The Chicago Blackhawks rebuild is climbing another rung as a growing number of those in the NHL universe are seeing the fruits of Kyle Davidson's labor.
Chicago Blackhawks v Ottawa Senators
Chicago Blackhawks v Ottawa Senators | Troy Parla/GettyImages

Everyone's getting on board over the Chicago Blackhawks taking another step in their rebuild these days, including The Athletic's Corey Pronman, who recently ranked the Hawks pipeline at No. 2. It's been a long time coming for Chicago fans, and it further drives the point home that this rebuild's about to climb another rung.

We're also seeing a pattern emerge. If you flashback to the early-to-mid 2000s, we saw a lot of bad play in the Windy City. Then came Duncan Keith, Corey Crawford, Jonathan Toews, and Patrick Kane, among others, and they turned the struggling organization into a dynasty.

Not that this current batch of Blackhawks will win thrice in six years, but given their epic pipeline that includes Connor Bedard, Artyom Levshunov, Anton Frondell, Frank Nazar, and Kevin Korchinski rounding out the top five, you got franchise cornerstones here.

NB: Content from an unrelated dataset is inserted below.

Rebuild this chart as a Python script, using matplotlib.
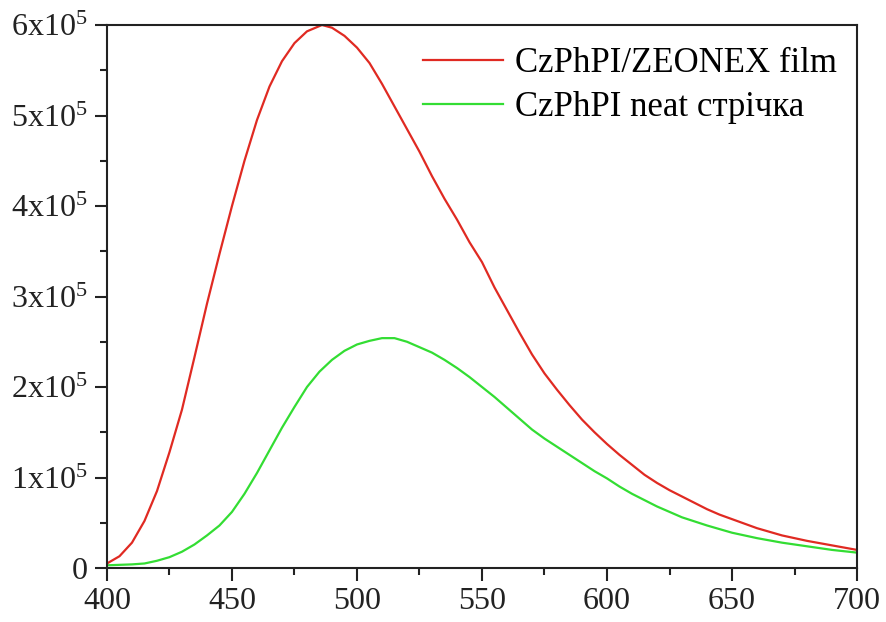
import matplotlib
matplotlib.use("Agg")
import matplotlib.pyplot as plt
from matplotlib.ticker import MultipleLocator, FixedLocator

plt.rcParams['font.family'] = ['Liberation Serif', 'DejaVu Serif']
plt.rcParams['mathtext.fontset'] = 'custom'
plt.rcParams['mathtext.rm'] = 'Liberation Serif'
plt.rcParams['mathtext.it'] = 'Liberation Serif'

# Wavelength (nm) and intensity (units of 1e5)
wl_film = [400, 405, 410, 415, 420, 425, 430, 435, 440, 445, 450, 455, 460, 465,
           470, 475, 480, 486, 490, 495, 500, 505, 510, 515, 520, 525, 530, 535,
           540, 545, 550, 555, 560, 565, 570, 575, 580, 585, 590, 595, 600, 605,
           610, 615, 620, 625, 630, 635, 640, 645, 650, 660, 670, 680, 690, 700]
int_film = [0.05, 0.13, 0.28, 0.52, 0.85, 1.28, 1.75, 2.33, 2.92, 3.47, 4.0, 4.5, 4.95, 5.32,
            5.6, 5.8, 5.93, 6.0, 5.97, 5.88, 5.75, 5.58, 5.35, 5.1, 4.85, 4.6, 4.33, 4.08,
            3.85, 3.6, 3.38, 3.1, 2.85, 2.6, 2.36, 2.15, 1.97, 1.8, 1.64, 1.5, 1.37, 1.25,
            1.14, 1.03, 0.94, 0.86, 0.79, 0.72, 0.65, 0.59, 0.54, 0.44, 0.36, 0.3, 0.25, 0.2]

wl_neat = [400, 410, 415, 420, 425, 430, 435, 440, 445, 450, 455, 460, 465, 470,
           475, 480, 485, 490, 495, 500, 505, 510, 515, 520, 525, 530, 535, 540,
           545, 550, 555, 560, 565, 570, 575, 580, 585, 590, 595, 600, 605, 610,
           615, 620, 625, 630, 640, 650, 660, 670, 680, 690, 700]
int_neat = [0.03, 0.04, 0.05, 0.08, 0.12, 0.18, 0.26, 0.36, 0.47, 0.62, 0.82, 1.05, 1.3, 1.55,
            1.78, 2.0, 2.17, 2.3, 2.4, 2.47, 2.51, 2.54, 2.54, 2.5, 2.44, 2.38, 2.3, 2.21,
            2.11, 2.0, 1.89, 1.77, 1.65, 1.53, 1.43, 1.34, 1.25, 1.16, 1.07, 0.99, 0.9, 0.82,
            0.75, 0.68, 0.62, 0.56, 0.47, 0.39, 0.33, 0.28, 0.24, 0.2, 0.17]

labels = ['CzPhPI/ZEONEX film', 'CzPhPI neat стрічка']
yticks = [0, 1, 2, 3, 4, 5, 6]
ytick_labels = ['0', '1x10$^{5}$', '2x10$^{5}$', '3x10$^{5}$', '4x10$^{5}$', '5x10$^{5}$', '6x10$^{5}$']
xticks = [400, 450, 500, 550, 600, 650, 700]

fig = plt.figure(figsize=(8.87, 6.22), dpi=100)
ax = fig.add_axes([0.1206, 0.0868, 0.9662 - 0.1206, 0.9598 - 0.0868])

ax.plot(wl_film, int_film, color='#e02a22', lw=1.6, label=labels[0])
ax.plot(wl_neat, int_neat, color='#33dd33', lw=1.6, label=labels[1])

ax.set_xlim(400, 700)
ax.set_ylim(0, 6)
ax.xaxis.set_major_locator(FixedLocator(xticks))
ax.xaxis.set_minor_locator(MultipleLocator(25))
ax.yaxis.set_major_locator(FixedLocator(yticks))
ax.yaxis.set_minor_locator(MultipleLocator(0.5))
ax.set_yticklabels(ytick_labels)
ax.set_xticklabels([str(v) for v in xticks])

for s in ax.spines.values():
    s.set_linewidth(1.5)
    s.set_color('#222222')
ax.tick_params(which='major', direction='out', length=9, width=1.5, labelsize=23, pad=5,
               colors='#222222', labelcolor='#222222')
ax.tick_params(which='minor', direction='out', length=5, width=1.5, colors='#222222')
ax.tick_params(top=False, right=False, which='both')

leg = ax.legend(loc='upper right', bbox_to_anchor=(0.992, 0.985), frameon=False,
                fontsize=25, handlelength=2.3, handletextpad=0.35, labelspacing=0.32,
                borderaxespad=0.0)

fig.savefig('out.png', dpi=100, facecolor='white')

Recent ranking should give Chicago Blackhawks fans even more optimism for the future

It's hard to say 'future' these days, because in so many ways, the future has arrived and is here to stay for a while. Bedard, Levshunov, and Nazar are already going to be full-timers, and if Korchinski works his way back into full-time status after an encouraging 2024-25 campaign in Rockford, then watch out.

Sam Rinzel and Oliver Moore were also mentioned in the top 10, and they too can sneak their way onto the big club. That's a core group right there, and there isn't a single player mentioned above who won't play a higher quantity of minutes once they've found their respective strides.

Not only are you hearing optimism from me, but when someone like Pronman ranks your team's pipeline so high, there are a lot of reasons to feel optimistic.

Kyle Davidson needs to avoid pitfalls

I like looking at the Buffalo Sabres as a cautionary tale here. They were a team that had the top pipeline earlier in the decade, only for some of those players to end up elsewhere or falter.

JJ Peterka is the most recent example, who went to the Utah Mammoth in a trade that didn't warrant decent compensation iin return. Dylan Cozens left via trade before that to the Ottawa Senators, and players like Jack Quinn looked like they were living up to their billing until they weren't.

Find ways for this group to stick together as the long-term core

For Davidson, it means identifying and signing the right players long term. Maybe Frank Nazar's one of them, but you all know how I felt about that extension. Still, maybe Davidson's seeing something those of us who are either on the edge or skeptical about the deal didn't.

While the rebuild is climbing, in comes the risk/reward factor. Sabres general manager Kevyn Adams missed the mark here, to the point they may further regress. But with all of that said, Davidson must find a way to keep his core here long term, and hope they keep playing a solid game.

The only way to do that is to be proactive. That was the upside with the Nazar deal. Now, let's see if Nazar lives to the hype and Davidson keeps finding the right talent to bring back.